The grants, part of the Rebuilding American Infrastructure with Sustainability and Equity (RAISE) program, will focus on safety, environmental sustainability, quality of life issues, economic competitiveness, and state of good repair issues.

“We’re proud to support these great projects that will improve infrastructure, strengthen supply chains, make us safer, advance equity, and combat climate change,” Buttigieg said. “As in past years, we received far more applications than we could fund: this cycle saw about a ten-to-one ratio of requests to available dollars. But going forward, with the passage of President Biden’s Bipartisan Infrastructure Law, we will be able to support far more infrastructure projects to support jobs and everyday life in communities across the country.”

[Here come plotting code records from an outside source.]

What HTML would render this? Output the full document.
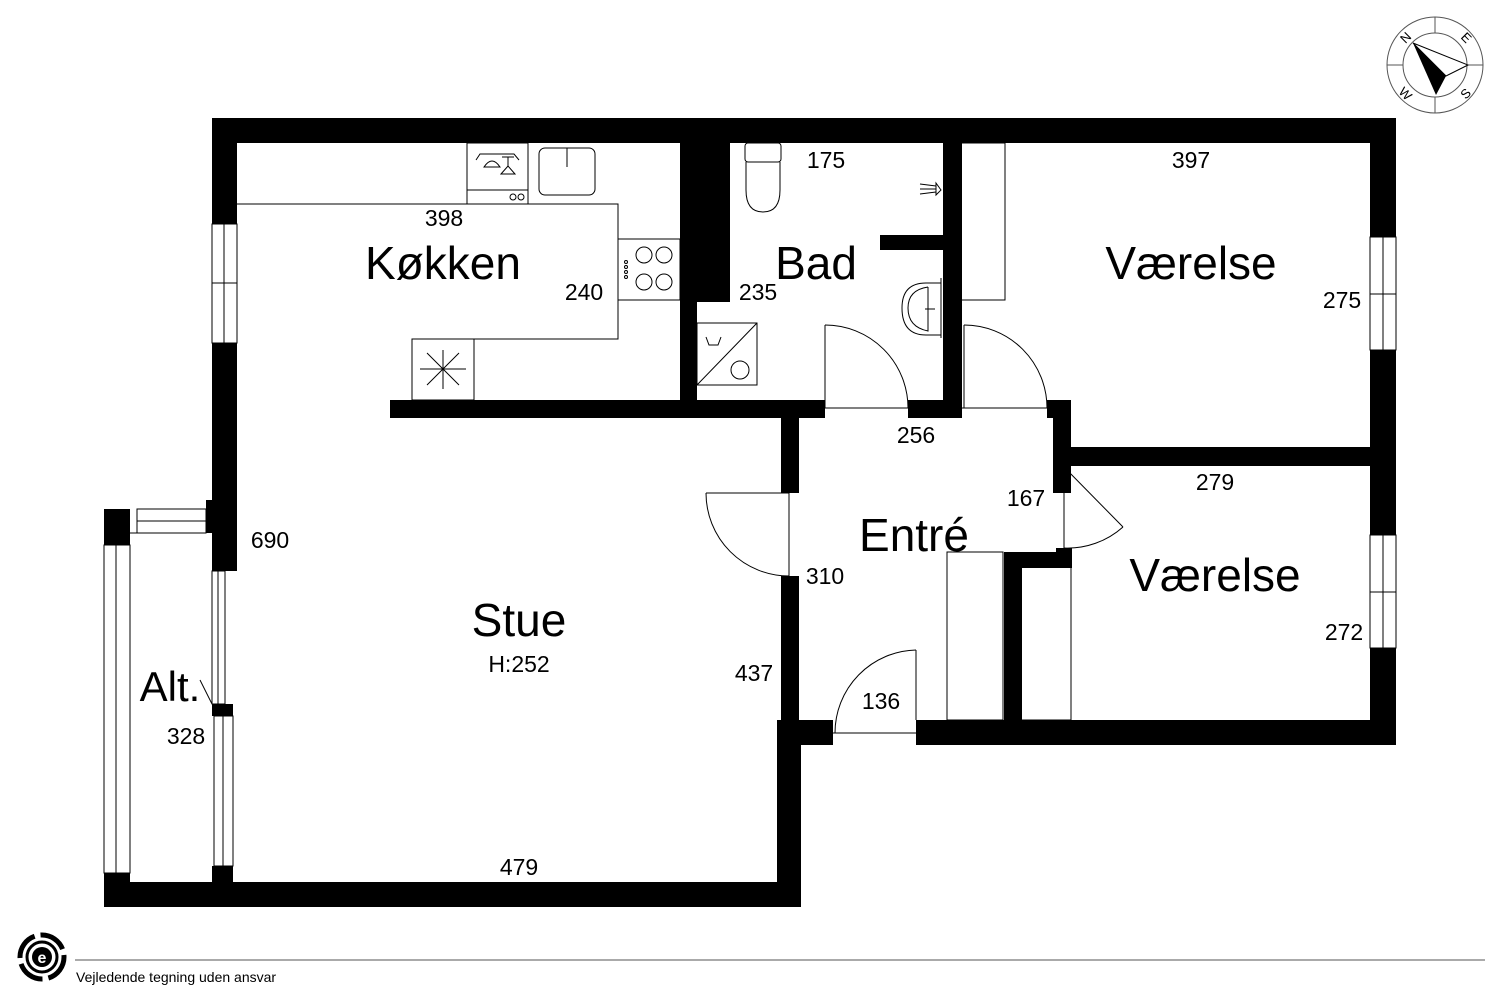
<!DOCTYPE html>
<html><head><meta charset="utf-8"><style>
html,body{margin:0;padding:0;background:#fff;}
svg{display:block;}
text{font-family:"Liberation Sans",Arial,sans-serif;fill:#000;}
</style></head><body>
<svg width="1500" height="1000" viewBox="0 0 1500 1000" xmlns="http://www.w3.org/2000/svg">
<rect width="1500" height="1000" fill="#fff"/>
<g fill="#000">
<rect x="212" y="118" width="1184" height="25"/>
<rect x="1370" y="118" width="26" height="627"/>
<rect x="212" y="118" width="25" height="453"/>
<rect x="212" y="704" width="21" height="12"/>
<rect x="212" y="866" width="21" height="41"/>
<rect x="104" y="509" width="26" height="36"/>
<rect x="206" y="500" width="31" height="33"/>
<rect x="104" y="873" width="26" height="34"/>
<rect x="104" y="882" width="697" height="25"/>
<rect x="680" y="143" width="50" height="159"/>
<rect x="680" y="143" width="17" height="275"/>
<rect x="390" y="400" width="435" height="18"/>
<rect x="908" y="400" width="54" height="18"/>
<rect x="943" y="143" width="19" height="275"/>
<rect x="880" y="235" width="63" height="15"/>
<rect x="1047" y="400" width="24" height="18"/>
<rect x="1053" y="400" width="18" height="93"/>
<rect x="1053" y="447" width="317" height="19"/>
<rect x="781" y="418" width="18" height="75"/>
<rect x="781" y="576" width="18" height="150"/>
<rect x="777" y="720" width="56" height="25"/>
<rect x="777" y="720" width="24" height="187"/>
<rect x="916" y="720" width="480" height="25"/>
<rect x="1004" y="552" width="18" height="168"/>
<rect x="1004" y="552" width="68" height="16"/>
<rect x="1056" y="548" width="16" height="20"/>
</g>
<g fill="none" stroke="#000" stroke-width="1">
<rect x="212" y="224" width="25" height="119" fill="#fff"/>
<line x1="224" y1="224" x2="224" y2="343"/>
<line x1="212" y1="283" x2="237" y2="283"/>
<rect x="212" y="571" width="13" height="133" fill="#fff"/>
<line x1="218" y1="571" x2="218" y2="704"/>
<rect x="214" y="716" width="19" height="150" fill="#fff"/>
<line x1="223" y1="716" x2="223" y2="866"/>
<rect x="137" y="509" width="69" height="24"/>
<line x1="137" y1="521" x2="206" y2="521"/>
<rect x="104" y="545" width="26" height="328"/>
<line x1="116" y1="545" x2="116" y2="873"/>
<line x1="129" y1="533" x2="206" y2="533"/>
<line x1="200" y1="680" x2="212" y2="704"/>
<rect x="1370" y="237" width="26" height="113" fill="#fff"/>
<line x1="1383" y1="237" x2="1383" y2="350"/>
<line x1="1370" y1="294" x2="1396" y2="294"/>
<rect x="1370" y="535" width="26" height="113" fill="#fff"/>
<line x1="1383" y1="535" x2="1383" y2="648"/>
<line x1="1370" y1="592" x2="1396" y2="592"/>
<polyline points="237,204 618,204 618,339 412,339 412,400"/>
<rect x="412" y="339" width="62" height="61"/>
<line x1="420" y1="369" x2="466" y2="369"/><line x1="443" y1="350" x2="443" y2="389"/>
<line x1="427" y1="353" x2="459" y2="385"/><line x1="427" y1="385" x2="459" y2="353"/>
<rect x="467" y="143" width="61" height="61"/>
<line x1="467" y1="190" x2="528" y2="190"/>
<circle cx="513" cy="197" r="3"/><circle cx="521" cy="197" r="3"/>
<path d="M476 160 L480 154 L514 154 L519 160"/>
<path d="M484 167 Q492 155 500 167 Z"/>
<line x1="502" y1="157" x2="514" y2="157"/><line x1="508" y1="157" x2="508" y2="166"/>
<path d="M501 174 L508 166 L515 174 Z"/>
<rect x="539" y="148" width="56" height="47" rx="6"/>
<line x1="567" y1="148" x2="567" y2="167"/>
<rect x="618" y="239" width="62" height="61"/>
<circle cx="644" cy="255" r="8"/><circle cx="664" cy="255" r="8"/>
<circle cx="644" cy="282" r="8"/><circle cx="664" cy="282" r="8"/>
<circle cx="626" cy="262" r="1.5"/><circle cx="626" cy="267" r="1.5"/><circle cx="626" cy="272" r="1.5"/><circle cx="626" cy="277" r="1.5"/>
<rect x="745" y="143" width="36" height="19" rx="3"/>
<path d="M746 162 L746 190 Q746 212 763 212 Q780 212 780 190 L780 162"/>
<path d="M941 190 L936 183 L936 195 Z"/>
<line x1="920" y1="184" x2="936" y2="186"/><line x1="920" y1="189" x2="936" y2="189"/><line x1="920" y1="194" x2="936" y2="192"/>
<path d="M941 283 L926 283 Q902 283 902 308 Q902 335 926 335 L941 335"/>
<path d="M928 287 Q908 290 908 308 Q908 327 928 331 L928 287"/>
<line x1="925" y1="309" x2="935" y2="309"/>
<line x1="941" y1="278" x2="941" y2="338"/>
<rect x="697" y="323" width="60" height="62"/>
<line x1="697" y1="385" x2="757" y2="323"/>
<circle cx="740" cy="370" r="9"/>
<path d="M706 337 L709 345 L718 345 L721 337"/>
<polyline points="962,143 1005,143 1005,300 962,300"/>
<line x1="825" y1="325" x2="825" y2="408"/>
<path d="M825 325 A83 83 0 0 1 908 408"/>
<line x1="825" y1="408" x2="908" y2="408"/>
<line x1="964" y1="325" x2="964" y2="408"/>
<path d="M964 325 A83 83 0 0 1 1047 408"/>
<line x1="962" y1="408" x2="1047" y2="408"/>
<line x1="706" y1="493" x2="789" y2="493"/>
<path d="M706 493 A83 83 0 0 0 789 576"/>
<line x1="789" y1="493" x2="789" y2="576"/>
<line x1="1064" y1="467" x2="1064" y2="548"/>
<line x1="1064" y1="467" x2="1123" y2="527"/>
<path d="M1123 527 A83 83 0 0 1 1064 548"/>
<line x1="916" y1="650" x2="916" y2="720"/>
<path d="M916 650 A83 83 0 0 0 835 733"/>
<line x1="833" y1="733" x2="916" y2="733"/>
<rect x="947" y="552" width="56" height="168"/>
<line x1="1071" y1="568" x2="1071" y2="720"/>
<line x1="1022" y1="720" x2="1071" y2="720"/>
</g>
<g font-size="46" text-anchor="middle">
<text x="443" y="279">Køkken</text>
<text x="816" y="279">Bad</text>
<text x="1191" y="279">Værelse</text>
<text x="1215" y="591">Værelse</text>
<text x="914" y="551">Entré</text>
<text x="519" y="636">Stue</text>
<text x="170" y="701" font-size="42">Alt.</text>
</g>
<g font-size="23" text-anchor="middle">
<text x="519" y="672">H:252</text>
<text x="444" y="226">398</text>
<text x="584" y="300">240</text>
<text x="826" y="168">175</text>
<text x="758" y="300">235</text>
<text x="1191" y="168">397</text>
<text x="1342" y="308">275</text>
<text x="916" y="443">256</text>
<text x="1215" y="490">279</text>
<text x="1026" y="506">167</text>
<text x="825" y="584">310</text>
<text x="1344" y="640">272</text>
<text x="270" y="548">690</text>
<text x="754" y="681">437</text>
<text x="881" y="709">136</text>
<text x="186" y="744">328</text>
<text x="519" y="875">479</text>
</g>
<g fill="none" stroke="#555" stroke-width="1">
<circle cx="1435" cy="65" r="48"/>
<circle cx="1435" cy="65" r="32"/>
<line x1="1435" y1="17" x2="1435" y2="33"/><line x1="1435" y1="97" x2="1435" y2="113"/>
<line x1="1387" y1="65" x2="1403" y2="65"/><line x1="1467" y1="65" x2="1483" y2="65"/>
</g>
<polygon points="1413,43 1468,65 1446,76" fill="none" stroke="#000"/>
<polygon points="1413,43 1446,76 1436,95" fill="#000"/>
<g font-size="13" text-anchor="middle">
<text x="1406" y="42" transform="rotate(-45 1406 38)">N</text>
<text x="1466" y="42" transform="rotate(45 1466 38)">E</text>
<text x="1466" y="98" transform="rotate(-45 1466 94)">S</text>
<text x="1405" y="98" transform="rotate(45 1405 94)">W</text>
</g>
<line x1="75" y1="960" x2="1485" y2="960" stroke="#555" stroke-width="1"/>
<text x="76" y="982" font-size="14">Vejledende tegning uden ansvar</text>
<circle cx="42" cy="957" r="22" fill="none" stroke="#000" stroke-width="5" stroke-dasharray="28 6"/>
<circle cx="42" cy="957" r="15" fill="none" stroke="#000" stroke-width="3"/>
<circle cx="42" cy="957" r="10" fill="#000"/>
<text x="42" y="963" font-size="16" font-weight="bold" text-anchor="middle" style="fill:#fff">e</text>
</svg>
</body></html>
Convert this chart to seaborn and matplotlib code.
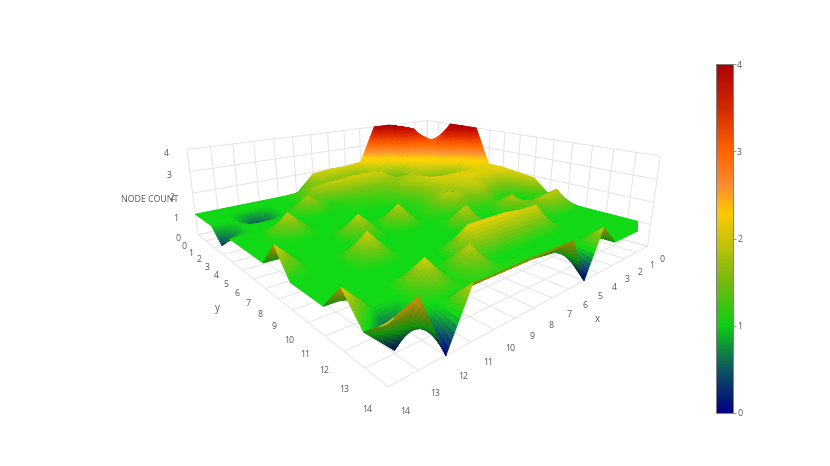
import numpy as np, matplotlib
matplotlib.use('Agg')
import matplotlib.pyplot as plt
from matplotlib.colors import LinearSegmentedColormap, Normalize
from matplotlib.cm import ScalarMappable
import seaborn as sns

x_ticks = list(range(15))
y_ticks = list(range(15))
z_ticks = [0, 1, 2, 3, 4]
z_x0  = [2.8,2.8,4.0,4.0,4.0,2.1,2.1,2.0,1.9,1.2,1,1,1,1,1]
z_x1  = [3.4,3.0,3.1,4.0,2.1,2.0,2.0,1.5,1.0,1.0,1.9,1,1,1,1]
z_x2  = [3.8,3.8,3.0,2.1,1.3,2.0,2.0,1.5,0.5,1.2,1.8,1,1,1,1]
z_x3  = [4.0,4.0,2.1,1.8,1.2,2.0,2.0,1.9,1.2,1.8,1,1,1,1,1]
z_x4  = [4.0,2.1,1.2,1.8,1.9,2.0,1.8,1.6,1.1,1,1,2.0,1,1,1.85]
z_x5  = [2.1,1.8,1.9,1.6,1.7,1.5,1.5,1.9,1.2,1,1,2.0,1,1,0.0]
z_x6  = [2.0,1.2,2.0,1.5,1.3,1.2,1.1,1.3,1,1.9,1,2.1,1,1,1.85]
z_x7  = [2.0,1.4,2.0,1.4,1.2,1,1,1,1,1,1,2.1,1,1.1,1.85]
z_x8  = [1.9,1.6,1.9,1.3,1.1,1,1,1.9,1,1,1,2.1,1,1.1,1.85]
z_x9  = [1,1.5,1.7,1.1,1,1,1,1,1,1,1,1,1.9,1.1,1.85]
z_x10 = [1,1,1,1.8,1,1,1,1.9,1,1,1,1,1,1.1,1.85]
z_x11 = [1,1,1,1,1,1,1,1,1,2.0,1,1,2.0,1,1.9]
z_x12 = [1,1,0.3,1,1,1.9,1,1,1,1,1,1,1,1,0.0]
z_x13 = [1,1,1,1,1,1,1,1,1,1,1,1,1,0.1,2.2]
z_x14 = [1,1,1,0.4,1,1,1,1,2.0,1,1,1,2.0,1.1,1.8]
node_count = np.array([z_x0,z_x1,z_x2,z_x3,z_x4,z_x5,z_x6,z_x7,z_x8,z_x9,z_x10,z_x11,z_x12,z_x13,z_x14],float)

sns.set_theme(style='white', font='Open Sans')
cmap = LinearSegmentedColormap.from_list('nc', [
    (0,(0,0,131/255)),(.125,(15/255,85/255,95/255)),(.25,(15/255,205/255,20/255)),
    (.375,(115/255,185/255,15/255)),(.5,(205/255,195/255,10/255)),(.575,(1,200/255,0)),
    (.65,(1,140/255,50/255)),(.75,(1,100/255,0)),(.875,(210/255,40/255,0)),(1,(170/255,0,0))])
norm = Normalize(0,4)

ELEV,AZIM=16.6,49
fig = plt.figure(figsize=(8.3,4.66),dpi=100)
S=457; cx,cy=416,210
ax = fig.add_axes([(cx-.5135*S)/830,(466-cy-.4865*S)/466,S/830,S/466],projection='3d')
ax.set_proj_type('persp',focal_length=0.2)
ax.view_init(elev=ELEV,azim=AZIM)
ax.set_box_aspect((1,1,.28))

# fine display mesh: each cell is shaded bilinearly between its four read values
n=10
fx=np.linspace(0,14,14*n+1); fy=np.linspace(0,14,14*n+1)
zf=np.array([np.interp(fy,y_ticks,row) for row in node_count])
zf=np.array([np.interp(fx,x_ticks,zf[:,j]) for j in range(len(fy))]).T
X,Y=np.meshgrid(fx,fy,indexing='ij')
def cell(a): return (a[:-1,:-1]+a[1:,:-1]+a[:-1,1:]+a[1:,1:])/4
zc=cell(zf)
fc=cmap(norm(zc))
fc[...,:3]=np.clip(fc[...,:3]*1.06,0,1)
# faces turned away from the viewer are dimmer, as with a lit surface
e,a=np.radians(ELEV),np.radians(AZIM)
eye=np.array([7+21.2*np.cos(e)*np.cos(a),7+21.2*np.cos(e)*np.sin(a),2+21.2*np.sin(e)])
dzdx=(zf[1:,:-1]+zf[1:,1:]-zf[:-1,:-1]-zf[:-1,1:])/2/(1/n)
dzdy=(zf[:-1,1:]+zf[1:,1:]-zf[:-1,:-1]-zf[1:,:-1])/2/(1/n)
vis=-dzdx*(eye[0]-cell(X))-dzdy*(eye[1]-cell(Y))+(eye[2]-zc)
fc[vis<0,:3]*=np.array([.82,.68,.62])
surf=ax.plot_surface(X,Y,zf,facecolors=fc,rstride=1,cstride=1,shade=False,linewidth=.6,antialiased=True)
surf.set_edgecolor(fc.reshape(-1,4))

ax.set_xlim(0,14);ax.set_ylim(0,14);ax.set_zlim(0,4)
ax.set_xticks(x_ticks);ax.set_yticks(y_ticks);ax.set_zticks(z_ticks)
gray='#5a5a5a'
for axis in (ax.xaxis,ax.yaxis,ax.zaxis):
    axis.set_pane_color((1,1,1,0))
    axis.pane.set_edgecolor((1,1,1,0))
    axis.line.set_color((1,1,1,0))
    axis._axinfo['grid'].update(color='#e4e4e4',linewidth=.7)
    axis.set_tick_params(labelsize=6.3,labelcolor=gray,color=(1,1,1,0),pad=0)
ax.grid(True)
fig.text(597/830,1-320/466,'x',fontsize=7,color=gray,ha='center',va='center')
fig.text(217/830,1-308/466,'y',fontsize=7,color=gray,ha='center',va='center')
fig.text(150/830,1-200/466,'NODE COUNT',fontsize=6.4,color=gray,ha='center',va='center')

cax=fig.add_axes([716/830,(466-413)/466,17/830,349/466])
cb=fig.colorbar(ScalarMappable(norm=norm,cmap=cmap),cax=cax,ticks=z_ticks)
cb.outline.set_edgecolor('#808080');cb.outline.set_linewidth(.7)
cb.ax.tick_params(labelsize=6.3,labelcolor=gray,color='#808080',length=2,width=.6,pad=1,right=True)
fig.savefig('out.png',dpi=100)
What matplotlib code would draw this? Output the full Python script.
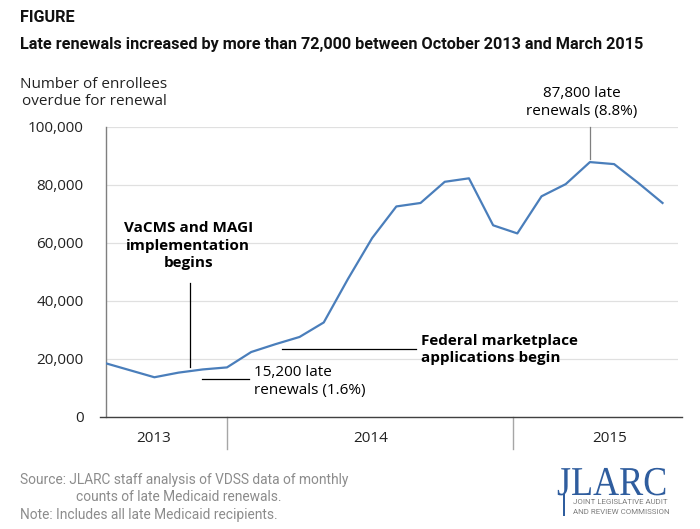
import matplotlib
matplotlib.use('Agg')
import matplotlib.pyplot as plt
from matplotlib.textpath import TextPath
from matplotlib.patches import PathPatch, Rectangle
from matplotlib.font_manager import FontProperties
from matplotlib.transforms import Affine2D

# Monthly late renewals, July 2013 - June 2015
months = ['Jul 2013', 'Aug 2013', 'Sep 2013', 'Oct 2013', 'Nov 2013', 'Dec 2013',
          'Jan 2014', 'Feb 2014', 'Mar 2014', 'Apr 2014', 'May 2014', 'Jun 2014',
          'Jul 2014', 'Aug 2014', 'Sep 2014', 'Oct 2014', 'Nov 2014', 'Dec 2014',
          'Jan 2015', 'Feb 2015', 'Mar 2015', 'Apr 2015', 'May 2015', 'Jun 2015']
late_renewals = [18400, 16000, 13600, 15200, 16300, 17000,
                 22300, 25000, 27500, 32500, 47500, 61600,
                 72500, 73700, 81000, 82200, 66000, 63200,
                 76000, 80200, 87800, 87100, 80600, 73700]
year_labels = ['2013', '2014', '2015']
year_label_pos = [1.98, 10.93, 20.83]
year_dividers = [5.01, 16.83]
y_ticks = [0, 20000, 40000, 60000, 80000, 100000]

W, H = 700, 529
body = 'Open Sans'
narrow = 'Roboto'


def fx(x):
    return x / W


def fy(y):
    return 1 - y / H


fig = plt.figure(figsize=(7, 5.29), dpi=100)
ax = fig.add_axes([fx(105.7), fy(416.7), (678 - 105.7) / W, (416.7 - 126.7) / H])

x = list(range(len(months)))
ax.plot(x, late_renewals, color='#4a7ebb', linewidth=1.6, solid_joinstyle='round', zorder=3)

ax.set_xlim(-0.012, 23.64)
ax.set_ylim(0, 100000)
ax.set_yticks(y_ticks)
ax.set_yticklabels([f'{v:,}' for v in y_ticks], fontsize=11, family=body, color='#222222')
ax.tick_params(axis='y', length=0, pad=16)
ax.set_xticks([])
ax.grid(axis='y', color='#e0e0e0', linewidth=0.9)
ax.set_axisbelow(True)
for s in ['top', 'right']:
    ax.spines[s].set_visible(False)
ax.spines['left'].set_color('#7f7f7f')
ax.spines['left'].set_linewidth(1.0)
ax.spines['bottom'].set_visible(False)

# bottom axis line, slightly longer than the gridlines
fig.add_artist(plt.Line2D([fx(100), fx(682)], [fy(416.7), fy(416.7)],
                          color='#404040', linewidth=1.0))

# year groups
for d in year_dividers:
    ax.plot([d, d], [0, -11000], color='#a6a6a6', linewidth=1.0, clip_on=False)
for lab, p in zip(year_labels, year_label_pos):
    ax.text(p, -7500, lab, ha='center', va='center', fontsize=11, family=body, color='#222222')

# annotations
ax.plot([3.47, 3.47], [17300, 46200], color='black', linewidth=0.9)
ax.text(3.4, 59000, 'VaCMS and MAGI\nimplementation\nbegins', ha='center', va='center',
        fontsize=11, family=body, fontweight='bold', linespacing=1.3)

ax.plot([3.95, 5.92], [13000, 13000], color='black', linewidth=0.9)
ax.text(6.1, 12300, '15,200 late\nrenewals (1.6%)', ha='left', va='center',
        fontsize=11, family=body, linespacing=1.27)

ax.plot([7.26, 12.8], [23240, 23240], color='black', linewidth=0.9)
ax.text(13.0, 23240, 'Federal marketplace\napplications begin', ha='left', va='center',
        fontsize=11, family=body, fontweight='bold', linespacing=1.27)

ax.plot([20, 20], [88800, 100000], color='#7f7f7f', linewidth=0.9, clip_on=False)
ax.text(19.65, 108300, '87,800 late\nrenewals (8.8%)', ha='center', va='center',
        fontsize=11, family=body, linespacing=1.3)

# header text
fig.text(fx(20), fy(18), 'FIGURE', ha='left', va='center', fontsize=11.7,
         family=narrow, fontweight='bold', color='#111111')
fig.text(fx(20), fy(45), 'Late renewals increased by more than 72,000 between October 2013 and March 2015',
         ha='left', va='center', fontsize=11.7, family=narrow, fontweight='bold', color='#111111')
fig.text(fx(94), fy(93), 'Number of enrollees\noverdue for renewal', ha='center', va='center',
         fontsize=11, family=body, color='#222222', linespacing=1.2)

# source notes
src_color = '#8c8c8c'
fig.text(fx(20), fy(480), 'Source: JLARC staff analysis of VDSS data of monthly',
         ha='left', va='center', fontsize=9.9, family=narrow, color=src_color)
fig.text(fx(76), fy(497), 'counts of late Medicaid renewals.',
         ha='left', va='center', fontsize=9.9, family=narrow, color=src_color)
fig.text(fx(20), fy(515), 'Note: Includes all late Medicaid recipients.',
         ha='left', va='center', fontsize=9.9, family=narrow, color=src_color)

# JLARC logo, drawn as a horizontally compressed text path (pixel coordinates)
logo_blue = '#2f5d9e'
logo_path = TextPath((0, 0), 'JLARC', size=41, prop=FontProperties(family='Liberation Serif'))
patch = PathPatch(logo_path, facecolor=logo_blue, edgecolor='none')
patch.set_transform(Affine2D().scale(0.88, 1.0).translate(557, H - 495))
fig.add_artist(patch)
# long tail of the J
tail = Rectangle((fx(562.5), fy(516)), 2.4 / W, 22 / H, transform=fig.transFigure,
                 facecolor=logo_blue, edgecolor='none')
fig.add_artist(tail)
fig.text(fx(573), fy(502), 'JOINT LEGISLATIVE AUDIT', ha='left', va='center',
         fontsize=5.7, family=narrow, color='#7f7f7f')
fig.text(fx(573), fy(512), 'AND REVIEW COMMISSION', ha='left', va='center',
         fontsize=5.7, family=narrow, color='#7f7f7f')

fig.savefig('out.png', dpi=100)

The grants included $25 million to the City of Manchester, N.H., to reconnect the city’s South Millyard district to surrounding neighborhoods and downtown Manchester that will ease traffic congestion, increase safety, and provide improved and accessible transportation options for the community; $25 million for the New Mexico Department of Transportation for a project to reconstruct approximately 21 miles of US 64 in northwestern New Mexico, which will include widening bridges, installing enhanced lighting, and installing fiber optic cable to connect communications and monitoring equipment; and $18.2 million for St. Louis County, Mo., to reconstruct 1.5 miles of West Florissant Avenue, that will add transit stops, new traffic signals and medians, and improve sidewalks to be ADA-compliant.

According to the USDOT, 50 percent of the projects are located in rural areas. RAISE Transportation discretionary grants are for planning and capital investments in surface transportation infrastructure and are awarded based on the project’s local and regional impact, among other criteria.